Before the game against the Detroit Pistons at the Barclays Center, a video highlighted the life and legacy of the former Los Angeles Laker.
In addition to showing clips of the 41-year-old’s illustrious career, the video featured snapshots of Bryant and Gianna together and the names of the seven others who died in the crash.
After the announcer read the names of those who were killed, two empty courtside seats with purple and yellow flowers on them were shown under a spotlight.
The seats were the same ones the father and daughter duo sat in while watching the Nets play the Atlanta Hawks in December.
A now-viral video from that game shows Bryant animatedly explaining to Gianna what’s happening in the game.
Members of the NBA have shown an outpouring of support to the Bryant family and others since the tragic crash. Commissioner Adam Silver said in an emotional statement earlier this week that the “NBA family is devastated by the tragic passing” of Bryant and his daughter.

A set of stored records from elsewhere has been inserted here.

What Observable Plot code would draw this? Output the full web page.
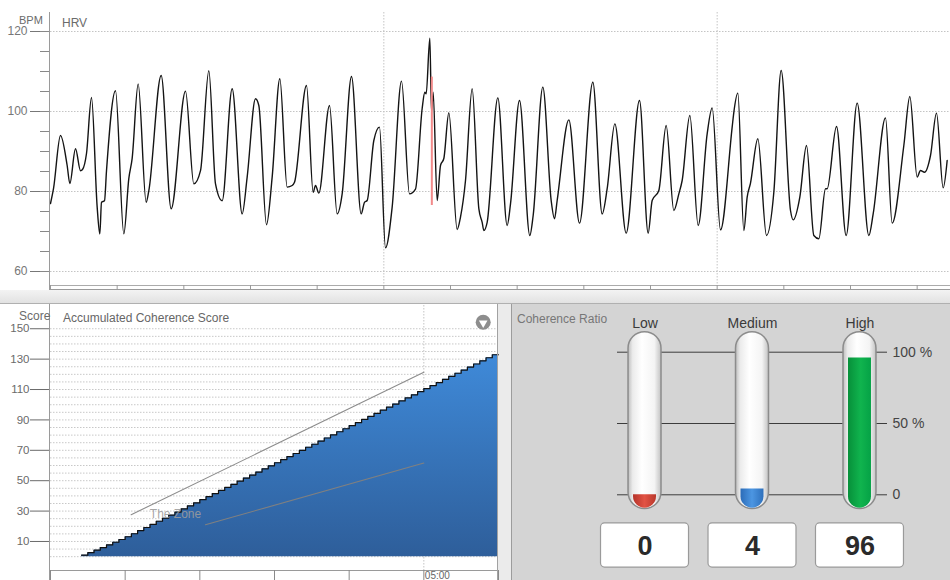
<!DOCTYPE html>
<html><head><meta charset="utf-8">
<script src="https://cdn.jsdelivr.net/npm/d3@7"></script>
<script src="https://cdn.jsdelivr.net/npm/@observablehq/plot@0.6"></script>
<style>
html,body{margin:0;padding:0;background:#fff;}
#wrap{position:relative;width:950px;height:580px;overflow:hidden;background:#fff;font-family:"Liberation Sans",Arial,sans-serif;}
.lbl{position:absolute;white-space:nowrap;line-height:1;}
</style></head><body><div id="wrap"></div>
<script>
// ---------- HRV (top) : [time s, BPM] ----------
const hrvSamples = [[0,77],[0.45,80.7],[1.5,94],[2.5,86.5],[2.9,82],[3.75,90.7],[4.5,85.2],[4.8,85.5],[5.4,89.5],[6.15,103.5],[7.0,76.1],[7.4,69.4],[7.65,77.3],[8.1,77.7],[8.4,85.2],[9.75,105.2],[11.0,69.4],[11.75,83.3],[12.25,88.3],[13.15,106.9],[14.35,77.3],[14.75,80.2],[16.6,109],[18.1,75.7],[20.25,105.1],[21.5,81.9],[22.5,85.2],[23.75,110.2],[24.75,81.9],[25.75,77.7],[27.25,105.7],[28.75,74.4],[29.5,83.6],[30.75,103.2],[31.25,101.5],[32.4,71.7],[33.25,83.6],[34.4,108.2],[35.5,81.1],[36.25,81.5],[36.6,82.3],[38.4,106.5],[39.4,79.8],[39.75,81.5],[40.25,79.6],[41.85,101.5],[43.0,74.4],[43.75,79.4],[45.15,108.75],[46.6,74.4],[47.1,77.3],[47.5,77.75],[48.5,92.75],[49.35,96.1],[50.25,65.9],[51.25,76.1],[52.65,107.6],[53.85,79.4],[54.75,80.6],[55.75,100.75],[56.15,104.8],[56.35,104.4],[56.9,118.3],[57.15,100],[57.4,104.8],[58.0,77.75],[58.5,86.5],[59.0,88.25],[59.75,99.7],[61.0,70.5],[61.5,73.6],[62.25,82.75],[63.25,105.7],[64.25,75.7],[64.75,72.3],[65.0,70.25],[65.5,72.3],[67.1,103.4],[68.5,71.5],[69.0,76.9],[70.35,102.75],[71.9,69],[72.4,74],[73.85,106.1],[75.1,77.75],[75.6,73.2],[76.0,77.75],[77.75,97.9],[79.35,72.1],[81.35,107.3],[82.75,74.4],[83.5,80.7],[84.65,96.9],[86.35,69.6],[88.35,102.75],[89.65,69.6],[90.25,77.75],[91.25,80.25],[92.35,96.5],[93.5,75.25],[94.25,79.4],[94.75,82.75],[95.9,99],[97.15,71.5],[98.5,94.4],[99.25,100.9],[100.5,70.4],[102.25,96.1],[102.5,99.8],[103.1,104.6],[104.0,70.25],[104.5,78.6],[105.0,82.1],[106.1,93.2],[107.4,69],[108.5,79.8],[109.6,110.25],[111.0,75.25],[111.4,72.9],[112.4,78.6],[113.4,91.5],[114.5,69],[115.25,68.2],[116.25,80.7],[116.5,80.7],[117.9,96.25],[119.35,69],[121.0,102.1],[122.75,69],[123.4,74.4],[125.25,98.4],[126.25,72.1],[128.0,91.5],[128.9,103.75],[130.0,83.6],[130.5,85.25],[131.1,84.8],[132.0,89],[132.9,99.6],[133.9,80.9],[134.5,87.75]];
const bpmTicks = [60, 80, 100, 120];
const bpmMinorTicks = [60, 65, 70, 75, 80, 85, 90, 95, 100, 105, 110, 115, 120];
const hrvTimeTicks = [0, 10, 20, 30, 40, 50, 60, 70, 80, 90, 100, 110, 120, 130];
const hrvGridTimes = [50, 100];
const markerTime = [57.2];
const markerBpmRange = [76.5, 108.6];

// ---------- Accumulated coherence score (bottom-left) : [time s, score] ----------
const scoreSamples = [[25,1.0],[30,2.6],[35,4.3],[40,6.0],[45,7.7],[50,9.5],[55,11.3],[60,13.1],[65,15.1],[70,17.2],[75,19.2],[80,21.2],[85,23.3],[90,25.3],[95,27.3],[100,29.3],[105,31.4],[110,33.4],[115,35.4],[120,37.5],[125,39.5],[130,41.5],[135,43.6],[140,45.6],[145,47.6],[150,49.7],[155,51.7],[160,53.7],[165,55.7],[170,57.8],[175,59.8],[180,61.8],[185,63.9],[190,65.9],[195,67.9],[200,70.0],[205,72.0],[210,74.0],[215,76.1],[220,78.1],[225,80.1],[230,82.2],[235,84.2],[240,86.2],[245,88.2],[250,90.3],[255,92.3],[260,94.3],[265,96.4],[270,98.4],[275,100.4],[280,102.5],[285,104.5],[290,106.5],[295,108.6],[300,110.6],[305,112.6],[310,114.6],[315,116.7],[320,118.7],[325,120.7],[330,122.8],[335,124.8],[340,126.8],[345,128.9],[350,130.9],[355,132.9],[360,132.9]];
const scoreTicks = [10, 30, 50, 70, 90, 110, 130, 150];
const minuteTicks = [0, 60, 120, 180, 240, 300, 360];
const minuteLabelTime = [300];
const minuteLabelText = ["05:00"];
const zoneUpper = [[64.8, 27.6], [300, 121.3]];
const zoneLower = [[124.5, 21.0], [300, 61.6]];
const zoneLabel = [{t: 79.8, score: 28.1, text: "The Zone"}];

// ---------- Coherence ratio (bottom-right) ----------
const ratioCategories = ["Low", "Medium", "High"];
const ratioValues = [0, 4, 96];
const ratioTicks = [0, 50, 100];
const ratioTickLabels = ["0", "50 %", "100 %"];

// ---------- helpers ----------
const wrap = document.getElementById("wrap");
const FONT = "Liberation Sans, Arial, sans-serif";
function place(el, left, top) {
  const d = document.createElement("div");
  d.style.cssText = `position:absolute;left:${left}px;top:${top}px;`;
  d.appendChild(el); wrap.appendChild(d); return d;
}
function block(left, top, w, h, css) {
  const d = document.createElement("div");
  d.style.cssText = `position:absolute;left:${left}px;top:${top}px;width:${w}px;height:${h}px;${css}`;
  wrap.appendChild(d); return d;
}
function label(text, left, top, css) {
  const s = document.createElement("div");
  s.className = "lbl"; s.textContent = text;
  s.style.cssText += `left:${left}px;top:${top}px;${css}`;
  wrap.appendChild(s); return s;
}
function addDefs(svg, html) {
  const defs = document.createElementNS("http://www.w3.org/2000/svg", "defs");
  defs.innerHTML = html;
  svg.insertBefore(defs, svg.firstChild);
}

// ---------- chrome ----------
block(0, 290, 950, 13, "background:linear-gradient(#f3f3f3,#e2e2e2);border-bottom:1px solid #b0b0b0;");
block(498, 304, 13, 276, "background:#ebebeb;");
block(511, 304, 439, 276, "background:#d4d4d4;border-left:1px solid #9c9c9c;");

// ---------- top HRV chart ----------
const hrv = hrvSamples.map(([t, bpm]) => ({t, bpm}));
const yLo = 56.5, yHi = 124.75;
const topPlot = Plot.plot({
  width: 950, height: 290, marginLeft: 50, marginRight: 0, marginTop: 12, marginBottom: 5,
  x: {domain: [0, 135], axis: null},
  y: {domain: [yLo, yHi], axis: null},
  style: {background: "transparent", fontFamily: FONT, fontSize: "12px", overflow: "visible"},
  marks: [
    Plot.gridY({ticks: bpmTicks, stroke: "#c4c4c4", strokeOpacity: 1, strokeDasharray: "1.5,1.5"}),
    Plot.gridX({ticks: hrvGridTimes, stroke: "#c4c4c4", strokeOpacity: 1, strokeDasharray: "1.5,1.5"}),
    Plot.ruleY([yLo], {stroke: "#ababab"}),
    Plot.axisX({ticks: hrvTimeTicks, tickSize: 4, tickFormat: () => "", stroke: "#999", label: null}),
    Plot.axisY({ticks: bpmTicks, tickSize: 20, tickPadding: 3, color: "#777", label: null, fontSize: 12}),
    Plot.axisY({ticks: bpmMinorTicks, tickSize: 10, tickFormat: () => "", color: "#888", label: null}),
    Plot.line(hrv, {x: "t", y: "bpm", curve: "monotone-x", stroke: "#141414", strokeWidth: 1.4}),
    Plot.ruleX(markerTime, {y1: markerBpmRange[0], y2: markerBpmRange[1], stroke: "#f28a8a", strokeWidth: 2})
  ]
});
place(topPlot, 0, 0);
block(50, 289, 900, 1, "background:#9a9a9a;");
block(49, 12, 1, 278, "background:#9a9a9a;");

// ---------- bottom-left score chart ----------
const score = scoreSamples.map(([t, v]) => ({t, v}));
const zoneUp = zoneUpper.map(([t, v]) => ({t, v}));
const zoneLo = zoneLower.map(([t, v]) => ({t, v}));
const sLo = -9.1, sHi = 165.3;
const scorePlot = Plot.plot({
  width: 510, height: 277, marginLeft: 50, marginRight: 12, marginTop: 2, marginBottom: 10,
  x: {domain: [0, 360], axis: null},
  y: {domain: [sLo, sHi], axis: null},
  style: {background: "transparent", fontFamily: FONT, fontSize: "12px", overflow: "visible"},
  marks: [
    Plot.gridY({ticks: d3.range(0, 151, 5), stroke: "#c8c8c8", strokeOpacity: 1, strokeDasharray: "1.5,1.5"}),
    Plot.gridX({ticks: minuteLabelTime, stroke: "#c4c4c4", strokeOpacity: 1, strokeDasharray: "1.5,1.5"}),
    Plot.areaY(score, {x: "t", y: "v", curve: "step-after", fill: "url(#scoreGrad)"}),
    Plot.lineY(score, {x: "t", y: "v", curve: "step-after", stroke: "#111", strokeWidth: 1.2}),
    Plot.line(zoneUp, {x: "t", y: "v", stroke: "#8c8c8c", strokeWidth: 1.1}),
    Plot.line(zoneLo, {x: "t", y: "v", stroke: "#808080", strokeWidth: 1.1}),
    Plot.text(zoneLabel, {x: "t", y: "score", text: "text", textAnchor: "start", fill: "#9c9c9c", fillOpacity: 0.9, fontSize: 12}),
    Plot.ruleY([sLo], {stroke: "#9a9a9a"}),
    Plot.axisX({ticks: minuteTicks, tickSize: 10, tickFormat: () => "", color: "#8a8a8a", label: null}),
    Plot.text(minuteLabelTime, {x: d => d, text: (d, i) => minuteLabelText[i], frameAnchor: "bottom", textAnchor: "start", lineAnchor: "top", dx: 1, dy: 1.5, fill: "#666", fontSize: 10}),
    Plot.axisY({ticks: scoreTicks, tickSize: 20, tickPadding: 1, color: "#6a6a6a", label: null, fontSize: 11.5}),
    Plot.dot([0], {frameAnchor: "top-right", dx: -15.3, dy: 16.7, r: 7.5, fill: "#8d8d8d"}),
    Plot.dot([0], {frameAnchor: "top-right", dx: -15.3, dy: 17.6, r: 3.2, symbol: "triangle", rotate: 180, fill: "white"})
  ]
});
addDefs(scorePlot, `<linearGradient id="scoreGrad" x1="0" y1="0" x2="0" y2="1">
  <stop offset="0" stop-color="#3f8ad9"/><stop offset="1" stop-color="#2e5e9a"/></linearGradient>`);
place(scorePlot, 0, 303);
block(49, 304, 1, 276, "background:#9a9a9a;");
block(497, 304, 1, 276, "background:#a2a2a2;");

// ---------- bottom-right coherence ratio ----------
const ratio = ratioCategories.map((c, i) => ({c, i: i + 1, v: ratioValues[i], fill: `url(#fill${c})`}));
const sidePad = 0.256;
const tubeBottom = -10, tubeTop = 114, fillBottom = -9.4, labelLevel = 120;
const boxBottom = -51, boxTop = -20.1, valueLevel = -36;
const ratioPlot = Plot.plot({
  width: 438, height: 276, marginLeft: 105, marginRight: 63, marginTop: 47.7, marginBottom: 85.7,
  x: {domain: [1 - sidePad, 3 + sidePad], axis: null},
  y: {domain: [0, 100], axis: null},
  color: {type: "identity"},
  style: {background: "transparent", fontFamily: FONT, fontSize: "13px", overflow: "visible"},
  marks: [
    Plot.ruleY(ratioTicks, {stroke: "#3c3c3c", strokeWidth: 1}),
    Plot.axisY({anchor: "right", ticks: ratioTicks, tickSize: 0, tickPadding: 5,
      tickFormat: d => ratioTickLabels[ratioTicks.indexOf(d)], color: "#444", label: null, fontSize: 14}),
    Plot.rect(ratio, {x1: d => d.i - 0.5, x2: d => d.i + 0.5, y1: tubeBottom, y2: tubeTop,
      insetLeft: 37.25, insetRight: 37.25, rx: 16.5, fill: "url(#tubeGrad)", stroke: "#8c8c8c", strokeWidth: 1.5}),
    Plot.rect(ratio, {x1: d => d.i - 0.5, x2: d => d.i + 0.5, y1: fillBottom, y2: "v",
      insetLeft: 42.25, insetRight: 42.25, fill: "fill", ry1: 11.5}),
    Plot.text(ratio, {x: "i", y: labelLevel, text: "c", fontSize: 14, fill: "#3a3a3a"}),
    Plot.rect(ratio, {x1: d => d.i - 0.5, x2: d => d.i + 0.5, y1: boxBottom, y2: boxTop,
      insetLeft: 9.75, insetRight: 9.75, rx: 4, fill: "white", stroke: "#9a9a9a", strokeWidth: 1.2}),
    Plot.text(ratio, {x: "i", y: valueLevel, text: d => String(d.v), fontSize: 27, fontWeight: "bold", fill: "#2a2a2a"})
  ]
});
addDefs(ratioPlot, `
<linearGradient id="tubeGrad" x1="0" y1="0" x2="1" y2="0">
 <stop offset="0" stop-color="#bdbdbd"/><stop offset="0.14" stop-color="#ebebeb"/><stop offset="0.42" stop-color="#ffffff"/><stop offset="0.8" stop-color="#f4f4f4"/><stop offset="1" stop-color="#c2c2c2"/></linearGradient>
<linearGradient id="fillLow" x1="0" y1="0" x2="1" y2="0">
 <stop offset="0" stop-color="#b5342a"/><stop offset="0.5" stop-color="#e25344"/><stop offset="1" stop-color="#b9382c"/></linearGradient>
<linearGradient id="fillMedium" x1="0" y1="0" x2="1" y2="0">
 <stop offset="0" stop-color="#2c6cb8"/><stop offset="0.5" stop-color="#4c96e2"/><stop offset="1" stop-color="#2e70bc"/></linearGradient>
<linearGradient id="fillHigh" x1="0" y1="0" x2="1" y2="0">
 <stop offset="0" stop-color="#07903a"/><stop offset="0.55" stop-color="#10b44e"/><stop offset="1" stop-color="#05a246"/></linearGradient>`);
place(ratioPlot, 512, 304);

// ---------- text labels ----------
label("BPM", 19, 14.6, "font-size:11px;color:#6b6b6b;");
label("HRV", 62, 16.7, "font-size:12px;color:#6b6b6b;");
label("Score", 19, 309.5, "font-size:12px;color:#6b6b6b;");
label("Accumulated Coherence Score", 63, 311.7, "font-size:12px;color:#666;");
label("Coherence Ratio", 517, 313.4, "font-size:12px;color:#777;");
</script></body></html>
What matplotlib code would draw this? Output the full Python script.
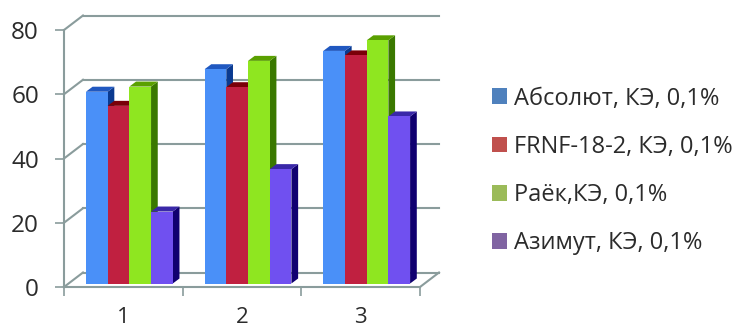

“For 20 seasons, Kobe showed us what is possible when remarkable talent blends with an absolute devotion to winning,” Silver said in a statement. “He was one of the most extraordinary players in the history of our game. … But he will be remembered most for inspiring people around the world to pick up a basketball and compete to the very best of their ability. He was generous with the wisdom he acquired and saw it as his mission to share it with future generations of players, taking special delight in passing down his love of the game to Gianna.”
Bryant entered the league in 1996, right after he graduated from high school, and played for the Lakers for 20 seasons. A five-time NBA champion, he helped the Lakers win titles in 2000, 2001, 2002, 2009 and 2010. Bryant was named league MVP in 2008 and also won two Olympic gold medals for men’s basketball. He retired in 2016.